Students in the Best Buddies program from Stuckey Elementary School in Las Vegas recently participated in a Special Olympics Unified Sports day.
Best Buddies is dedicated to creating opportunities for one-to-one friendships, integrated employment and leadership development for people with intellectual and developmental disabilities. Many children and adults in the Best Buddies program are also Special Olympics athletes – and vice versa. Best Buddies was founded by Anthony Shriver – the son of Special Olympics founder, Eunice Kennedy Shriver.
Fifth grade students in the Best Buddies program at Stuckey had the opportunity to experience Unified Sports through Special Olympics – which brings together individuals with and without intellectual disabilities to compete as teammates. Unified Sports was founded on a simple principle – that training and playing together is a quick path to friendship, understanding and inclusion.
“School is an important place for children to learn social skills and develop friendships,” said Kari Bastin, librarian and Best Buddies advisor at Stuckey. “An inclusive environment provides opportunities for student to learn that everyone is different and it is important that we respect these differences.”
During the Unified Basketball day, students (with and without intellectual disabilities) worked on their dribbling, passing and shooting skills.
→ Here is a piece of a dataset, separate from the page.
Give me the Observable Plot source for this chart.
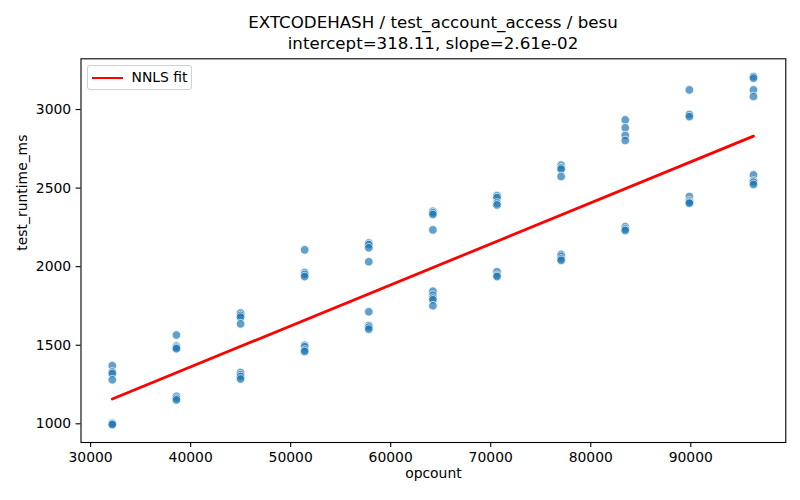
<!DOCTYPE html>
<html>
<head>
<meta charset="utf-8">
<script src="https://cdn.jsdelivr.net/npm/d3@7"></script>
<script src="https://cdn.jsdelivr.net/npm/@observablehq/plot@0.6"></script>
<style>
  body { margin: 0; background: #fff; font-family: "DejaVu Sans", sans-serif; }
  #wrap { position: relative; width: 800px; height: 500px; overflow: hidden; }
  #title { width: 800px; box-sizing: border-box; padding-left: 66px; padding-top: 11.5px; height: 52px;
           text-align: center; font-size: 16.67px; line-height: 21px; color: #000; }
  #legend { position: absolute; left: 86.5px; top: 65px; width: 105px; height: 25px; box-sizing: border-box;
            border: 1px solid #d0d0d0; border-radius: 3px; background: rgba(255,255,255,0.8); }
  #legend .ln { position: absolute; left: 4px; top: 10.5px; width: 31px; height: 2.8px; background: #ff0000; }
  #legend .tx { position: absolute; left: 44px; top: 3px; font-size: 13.9px; line-height: 17px; color: #000; }
</style>
</head>
<body>
<div id="wrap">
  <div id="title">EXTCODEHASH / test_account_access / besu<br>intercept=318.11, slope=2.61e-02</div>
  <div id="chart"></div>
  <div id="legend"><div class="ln"></div><div class="tx">NNLS fit</div></div>
</div>
<script>
const opcounts = [32170, 38580, 44990, 51400, 57810, 64220, 70630, 77040, 83450, 89860, 96270];
const runtimes = [
  [1370, 1330, 1320, 1280, 1005, 1000, 995],
  [1565, 1495, 1485, 1478, 1175, 1162, 1152],
  [1705, 1690, 1678, 1636, 1326, 1312, 1300, 1285],
  [2107, 1962, 1950, 1937, 1500, 1490, 1470, 1460],
  [2150, 2140, 2120, 2031, 1713, 1625, 1615, 1602],
  [2353, 2343, 2332, 2234, 1844, 1818, 1800, 1789, 1751],
  [2452, 2440, 2405, 2393, 1968, 1945, 1937],
  [2646, 2630, 2620, 2574, 2078, 2066, 2050, 2040],
  [2934, 2884, 2835, 2803, 2254, 2240, 2230],
  [3125, 2968, 2955, 2446, 2420, 2410, 2404],
  [3210, 3200, 3125, 3083, 2584, 2545, 2537, 2523]
];
const fitIntercept = 318.11;
const fitSlope = 2.61e-02;
const xTicks = [30000, 40000, 50000, 60000, 70000, 80000, 90000];
const yTicks = [1000, 1500, 2000, 2500, 3000];

const points = [];
opcounts.forEach((x, i) => runtimes[i].forEach(y => points.push({opcount: x, runtime: y})));
const xmin = d3.min(opcounts), xmax = d3.max(opcounts);
const fit = [xmin, xmax].map(x => ({opcount: x, runtime: fitIntercept + fitSlope * x}));

const font = "DejaVu Sans, sans-serif";
const chart = Plot.plot({
  width: 800,
  height: 448,
  marginLeft: 80.5,
  marginRight: 14.7,
  marginTop: 6.3,
  marginBottom: 58,
  style: {fontFamily: font, fontSize: "13.9px", color: "#000", background: "#fff"},
  x: {domain: [29040, 99500]},
  y: {domain: [881, 3323]},
  marks: [
    Plot.axisX({ticks: xTicks, tickFormat: d => String(d), tickSize: 4.9, tickPadding: 4.9, label: null, fontSize: 13.9, strokeWidth: 1.1}),
    Plot.axisY({ticks: yTicks, tickFormat: d => String(d), tickSize: 4.9, tickPadding: 4.9, label: null, fontSize: 13.9, strokeWidth: 1.1}),
    Plot.dot(points, {x: "opcount", y: "runtime", r: 4.3, fill: "#1f77b4", fillOpacity: 0.7, stroke: "#ffffff", strokeWidth: 0.7}),
    Plot.line(fit, {x: "opcount", y: "runtime", stroke: "#ff0000", strokeWidth: 2.8}),
    Plot.frame({stroke: "#000", strokeWidth: 1.1}),
    Plot.text(["opcount"], {frameAnchor: "bottom", dy: 35, fontSize: 13.9, fill: "#000"}),
    Plot.text(["test_runtime_ms"], {frameAnchor: "left", dx: -58.5, rotate: -90, fontSize: 13.9, fill: "#000"})
  ]
});
document.getElementById("chart").appendChild(chart);
</script>
</body>
</html>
Along with promoting coordination skills and exercise, the Unified Basketball experience allowed students to interact with each other in a fun environment and learn to work together as teammates. Stuckey was honored as a Special Olympics Champion School for their dedication.
“Inclusive education not only benefits students with disabilities, but also creates an environment in which every student has the opportunity to learn and grow,” said Bastin.
There are roughly 6,500 students from 108 schools involved with the Special Olympics Schools Partnership Program in Nevada.